Como dissemos em artigo anterior, seja o que for o coronavírus – guerra biológica, efeito da depredação da Natureza – ele ativou o instinto de sobrevivência dos homo sapiens. O cérebro percebe que as respostas disponíveis vão deixando de servir e as procura fora do ego individual – é inevitável que o “programa” da cooperação cresça e se emparelhe com o da competição. Você acha que raciocina politicamente, socialmente e economicamente, mas, em primeira instância, o instinto coletivo é quem age, riscando uma linha entre quem tende mais à cooperação e quem tende mais à competição, colocando-os para alcançar um equilíbrio que seja compreendido como caminho seguro para progredir.
Mas como? No terreno econômico, desde sempre nosso problema foi a resposta autoafirmativa do ego ansioso, inseguro e deprimido diante das marcas da existência: a impermanência, a insubstancialidade. Tal reação foi a parteira do Poder, por meio da violência. Escravismo, Feudalismo, Capitalismo, Comunismo foram nomes diferentes para sofrimento com ciclos de apogeu e queda, como tudo que há, após fases de locupletação com exploração. Aliás, não se preocupe com as elocubrações sobre tramas que devolveriam corruptos ao poder aproveitando a cena. Corruptos existem na oposição, no muro e no governo desde sempre, mudam ciclos, fazem-se escolhas eleitorais, mas tudo sobe e desce. Há corruptos que vão morrer de coronavírus, outros não; uns vão cair, outros crescer; mas aqui, na vida real do nosso dia a dia, o que vale é não dar de barato que milhares de vidas podem perdidas para que o tipo de economia que nos legou a Covid-19 sobreviva. Por isso, apesar de ser só um apelo desesperado à ancestralidade, a ideia de que é melhor sacrificar os mais velhos pelo futuro dos mais novos é completamente enviesada: os que morreram e morrerão, a despeito da idade e comorbidades, devem ser honrados porque nos deram tempo e experiência para prosseguir em meio a este Walking Dead.
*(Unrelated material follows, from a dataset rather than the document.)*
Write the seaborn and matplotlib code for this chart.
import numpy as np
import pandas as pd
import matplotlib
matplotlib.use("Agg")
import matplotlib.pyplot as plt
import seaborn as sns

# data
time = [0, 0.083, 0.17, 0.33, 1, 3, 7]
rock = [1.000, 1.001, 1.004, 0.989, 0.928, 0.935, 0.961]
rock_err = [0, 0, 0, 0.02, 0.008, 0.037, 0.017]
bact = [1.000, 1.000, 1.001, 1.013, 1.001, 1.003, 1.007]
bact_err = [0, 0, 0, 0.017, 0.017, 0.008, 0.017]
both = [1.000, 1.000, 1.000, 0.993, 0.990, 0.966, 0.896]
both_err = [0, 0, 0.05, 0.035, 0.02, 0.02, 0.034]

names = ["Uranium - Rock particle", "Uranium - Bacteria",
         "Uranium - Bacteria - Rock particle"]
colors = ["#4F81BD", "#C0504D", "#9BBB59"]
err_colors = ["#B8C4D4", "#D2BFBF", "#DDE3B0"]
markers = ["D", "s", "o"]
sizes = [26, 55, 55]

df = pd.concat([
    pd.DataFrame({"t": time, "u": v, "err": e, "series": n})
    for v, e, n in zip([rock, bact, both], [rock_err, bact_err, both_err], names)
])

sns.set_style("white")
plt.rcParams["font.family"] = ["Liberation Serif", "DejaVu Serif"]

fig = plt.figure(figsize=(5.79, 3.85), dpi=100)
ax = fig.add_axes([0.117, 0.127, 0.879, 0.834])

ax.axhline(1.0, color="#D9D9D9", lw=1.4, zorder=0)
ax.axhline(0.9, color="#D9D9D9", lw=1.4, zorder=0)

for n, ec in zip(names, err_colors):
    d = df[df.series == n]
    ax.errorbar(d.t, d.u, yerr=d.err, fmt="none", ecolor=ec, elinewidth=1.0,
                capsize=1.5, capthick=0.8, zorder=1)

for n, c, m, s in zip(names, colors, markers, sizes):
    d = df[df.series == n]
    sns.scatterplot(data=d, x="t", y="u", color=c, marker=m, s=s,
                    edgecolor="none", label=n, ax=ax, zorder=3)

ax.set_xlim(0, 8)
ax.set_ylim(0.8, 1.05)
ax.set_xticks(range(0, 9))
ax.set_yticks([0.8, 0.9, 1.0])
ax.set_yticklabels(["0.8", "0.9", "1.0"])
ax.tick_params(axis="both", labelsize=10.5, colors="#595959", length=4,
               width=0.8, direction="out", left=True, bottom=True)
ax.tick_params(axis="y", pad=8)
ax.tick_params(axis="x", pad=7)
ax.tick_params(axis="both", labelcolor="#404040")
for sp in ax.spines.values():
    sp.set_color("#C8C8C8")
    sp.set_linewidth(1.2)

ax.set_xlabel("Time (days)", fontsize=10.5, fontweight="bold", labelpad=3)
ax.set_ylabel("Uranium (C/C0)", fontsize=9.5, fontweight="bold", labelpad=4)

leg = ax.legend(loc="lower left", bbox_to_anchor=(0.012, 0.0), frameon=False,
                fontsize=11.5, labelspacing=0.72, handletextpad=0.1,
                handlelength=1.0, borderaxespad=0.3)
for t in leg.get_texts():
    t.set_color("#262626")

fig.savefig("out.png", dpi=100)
O que esta crise tem que nos ensinar nada tem a ver com teorias econômicas. Mas aqui é que é preciso demonstrar a capacidade de uma espécie que é a que mais rapidamente transmite cultura, porque evoluiu para a linguagem. A “consciência que fala” pode expressar meros instintos e emoções impulsivos; detectar a oportunidade de grupos humanos se imporem sobre outros, demarcando o território de quem seria mais ou menos apto a sobreviver, como os que acham que é a hora desta ou daquela doutrina social; ou, considero melhor, nos fazer perceber que é uma crise sobre generosidade, altruísmo, desapego, atenção plena, não-violência a todos os seres e não intoxicar a mente com a poluição que permeamos no espaço, no tempo e no som. Ao invés de fantasias místicas e “ecochatas”, essa assertiva só visa salientar a demonstração cabal da lei de causa e efeito, famosa lei do carma. Se da pandemia concluirmos nacionalismo, globalismo, militarismo, estado-vigilante, keynesianismo x austeridade, vamos criar causas para, no máximo, adiar o apocalipse.
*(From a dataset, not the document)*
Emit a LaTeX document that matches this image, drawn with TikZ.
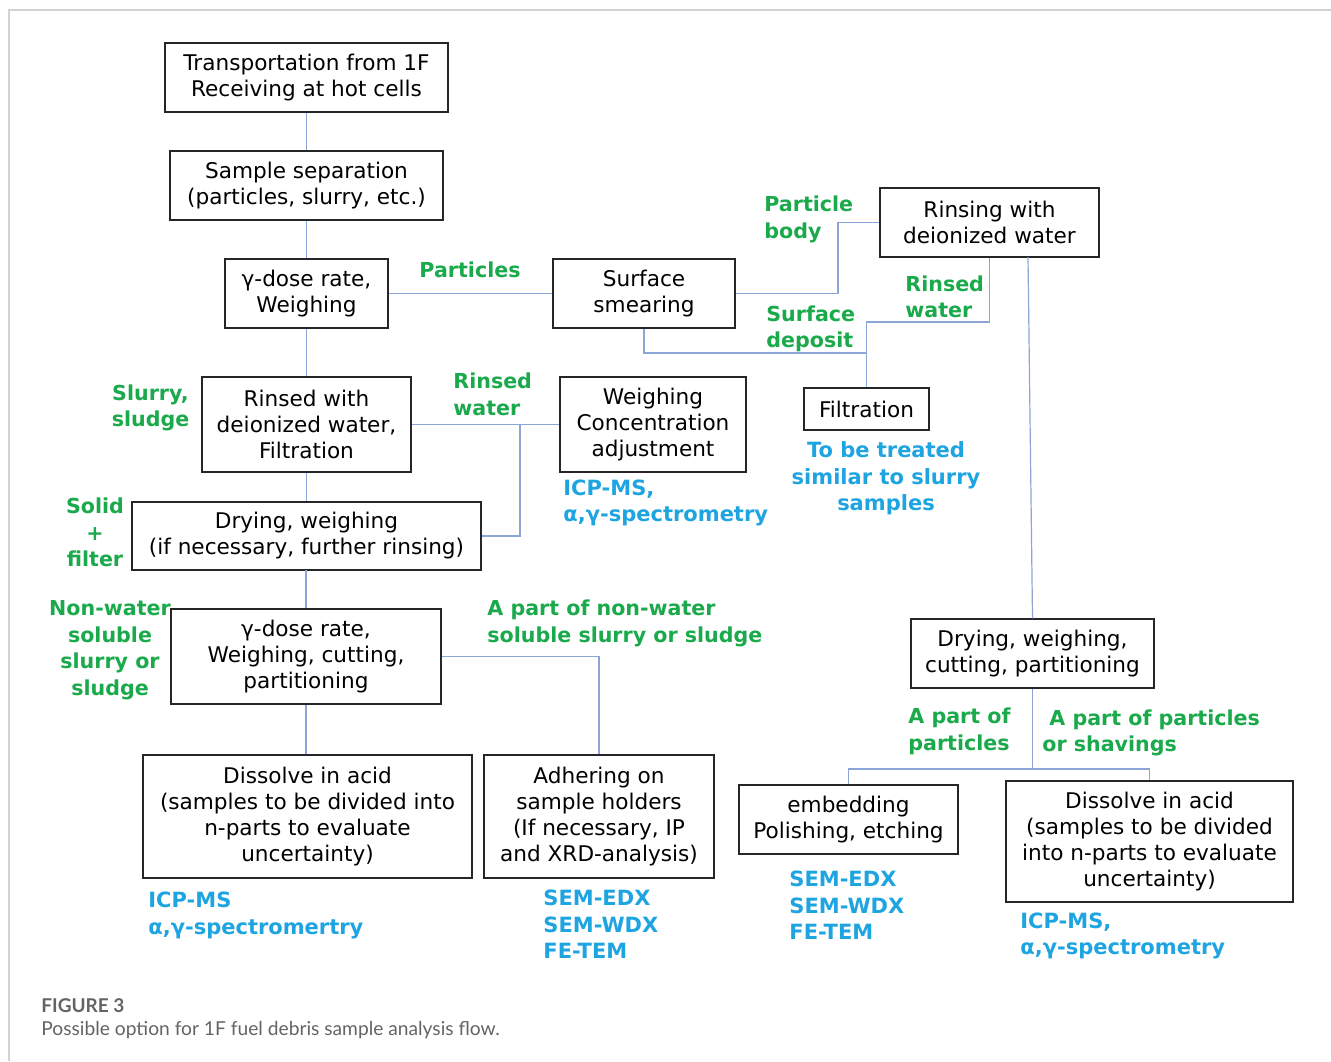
\documentclass[tikz,border=0pt]{standalone}
\usepackage{fontspec}
\setmainfont{DejaVu Sans}
\newfontfamily\capfont{Lato}
\definecolor{lblgreen}{RGB}{26,170,75}
\definecolor{lblblue}{RGB}{30,165,225}
\definecolor{connc}{RGB}{140,165,215}
\definecolor{framec}{RGB}{210,210,210}
\definecolor{capc}{RGB}{100,100,100}
\tikzset{
  box/.style={draw=black!85, line width=0.75pt, inner sep=0pt, align=center,
    font=\fontsize{10.8pt}{13pt}\selectfont},
  conn/.style={draw=connc, line width=0.6pt},
  glabel/.style={text=lblgreen, inner sep=0pt, font=\fontsize{10.3pt}{13.3pt}\selectfont\bfseries},
  blabel/.style={text=lblblue, inner sep=0pt, font=\fontsize{10.5pt}{13.3pt}\selectfont\bfseries},
}
\begin{document}
\begin{tikzpicture}[x=0.5pt,y=-0.5pt]
\useasboundingbox (0,0) rectangle (1331,1061);
\fill[white] (0,0) rectangle (1331,1061);
\draw[framec, line width=0.6pt] (9,1061) -- (9,10) -- (1331,10);

% boxes
\node[box, minimum width=141.5pt, minimum height=34.5pt] (n1) at (306.5,77.5) {Transportation from 1F\\Receiving at hot cells};
\node[box, minimum width=136.5pt, minimum height=34.5pt] (n2) at (306.5,185.5) {Sample separation\\(particles, slurry, etc.)};
\node[box, minimum width=81.5pt, minimum height=34.5pt] (n3) at (306.5,293.5) {γ-dose rate,\\Weighing};
\node[box, minimum width=91pt, minimum height=34.5pt] (n4) at (644,293.5) {Surface\\smearing};
\node[box, minimum width=109.5pt, minimum height=34.5pt] (n5) at (989.5,222.5) {Rinsing with\\deionized water};
\node[box, minimum width=104.5pt, minimum height=47.5pt] (n6) at (306.5,424.5) {Rinsed with\\deionized water,\\Filtration};
\node[box, minimum width=93pt, minimum height=47.5pt] (n7) at (653,424.5) {Weighing\\Concentration\\adjustment};
\node[box, minimum width=62.5pt, minimum height=21pt] (n8) at (866.5,409) {Filtration};
\node[box, minimum width=174.5pt, minimum height=34pt] (n9) at (306.5,536) {Drying, weighing\\(if necessary, further rinsing)};
\node[box, minimum width=135pt, minimum height=47.5pt] (n10) at (306,656.5) {γ-dose rate,\\Weighing, cutting,\\partitioning};
\node[box, minimum width=164.5pt, minimum height=61.5pt] (n11) at (307.5,816.5) {Dissolve in acid\\(samples to be divided into\\n-parts to evaluate\\uncertainty)};
\node[box, minimum width=115pt, minimum height=61.5pt] (n12) at (599,816.5) {Adhering on\\sample holders\\(If necessary, IP\\and XRD-analysis)};
\node[box, minimum width=121.5pt, minimum height=34.5pt] (n13) at (1032.5,653.5) {Drying, weighing,\\cutting, partitioning};
\node[box, minimum width=109.5pt, minimum height=34.5pt] (n14) at (848.5,819.5) {embedding\\Polishing, etching};
\node[box, minimum width=143.5pt, minimum height=60.5pt] (n15) at (1149.5,841.5) {Dissolve in acid\\(samples to be divided\\into n-parts to evaluate\\uncertainty)};

% junction coordinates
\coordinate (pb) at (838,222.5);
\coordinate (j1) at (866.5,353);
\coordinate (j2) at (866.5,322);
\coordinate (r1) at (1028,257);
\coordinate (j3) at (520,424.5);
\coordinate (j4) at (1032.5,769);

% connectors
\draw[conn] (n1.south) -- (n2.north);
\draw[conn] (n2.south) -- (n3.north);
\draw[conn] (n3.south) -- (n6.north);
\draw[conn] (n6.south) -- (n9.north);
\draw[conn] (n9.south) -- (n10.south |- n9.south) -- (n10.north);
\draw[conn] (n10.south) -- (n10.south |- n11.north);
\draw[conn] (n3.east) -- (n4.west);
\draw[conn] (n4.east) -| (pb) -- (n5.west);
\draw[conn] (n4.south) |- (j1);
\draw[conn] (n5.south) |- (j2) -- (j1) -- (n8.north);
\draw[conn] (r1) -- (n13.north);
\draw[conn] (n6.east) -- (n7.west);
\draw[conn] (j3) |- (n9.east);
\draw[conn] (n10.east) -| (n12.north);
\draw[conn] (n13.south) -- (j4);
\draw[conn] (n14.north) |- (j4);
\draw[conn] (n15.north) |- (j4);

% green labels
\node[glabel] (g1) at (470,270) {Particles};
\node[glabel, anchor=west, align=left] (g2) at (764,219.5) {Particle\\body};
\node[glabel, anchor=west, align=left] (g3) at (905,297) {Rinsed\\water};
\node[glabel, anchor=west, align=left] (g4) at (766,329) {Surface\\deposit};
\node[glabel, anchor=west, align=left] (g5) at (453,394.5) {Rinsed\\water};
\node[glabel, align=center] (g6) at (150.5,408) {Slurry,\\sludge};
\node[glabel, align=center] (g7) at (95,532.5) {Solid\\+\\filter};
\node[glabel, align=center] (g8) at (110,650) {Non-water\\soluble\\slurry or\\sludge};
\node[glabel, anchor=west, align=left] (g9) at (487,623.5) {A part of non-water\\soluble slurry or sludge};
\node[glabel, anchor=west, align=left] (g10) at (908,731) {A part of\\particles};
\node[glabel, anchor=west, align=left] (g11) at (1042,733) {\hspace*{3.5pt}A part of particles\\or shavings};

% blue labels
\node[blabel, anchor=west, align=left] (b1) at (563,503) {ICP-MS,\\α,γ-spectrometry};
\node[blabel, align=center] (b2) at (886,478.5) {To be treated\\similar to slurry\\samples};
\node[blabel, anchor=west, align=left] (b3) at (148,915.5) {ICP-MS\\α,γ-spectromertry};
\node[blabel, anchor=west, align=left] (b4) at (543,924.5) {SEM-EDX\\SEM-WDX\\FE-TEM};
\node[blabel, anchor=west, align=left] (b5) at (789,905.5) {SEM-EDX\\SEM-WDX\\FE-TEM};
\node[blabel, anchor=west, align=left] (b6) at (1020,936) {ICP-MS,\\α,γ-spectrometry};

% caption
\node[anchor=west, inner sep=0pt, text=capc, font=\capfont\fontsize{9.5pt}{11pt}\selectfont\bfseries] (c1) at (41,1006) {FIGURE 3};
\node[anchor=west, inner sep=0pt, text=capc, font=\capfont\fontsize{9.6pt}{11pt}\selectfont] (c2) at (41,1030) {Possible option for 1F fuel debris sample analysis flow.};
\end{tikzpicture}
\end{document}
A política não é a economia concentrada, é a relação de poder que estabelecemos com tudo e com todos, onde se inclui as relações econômicas. Por isso, em vez de hegemonia, o despertar; do liderar, o servir. OK, mas o que fazer de concreto? Não desistir dos coronacéticos e manter a postura cooperativa e autoprotetiva à luz de fontes confiáveis e diversas sobre as recomendações que preservam ao máximo a vida. Gostem ou não autoridades, executivos, sacerdotes, analistas, achólogos e políticos. Como disse Morpheus a Neo quando se desplugou da Matrix, calma, as respostas virão.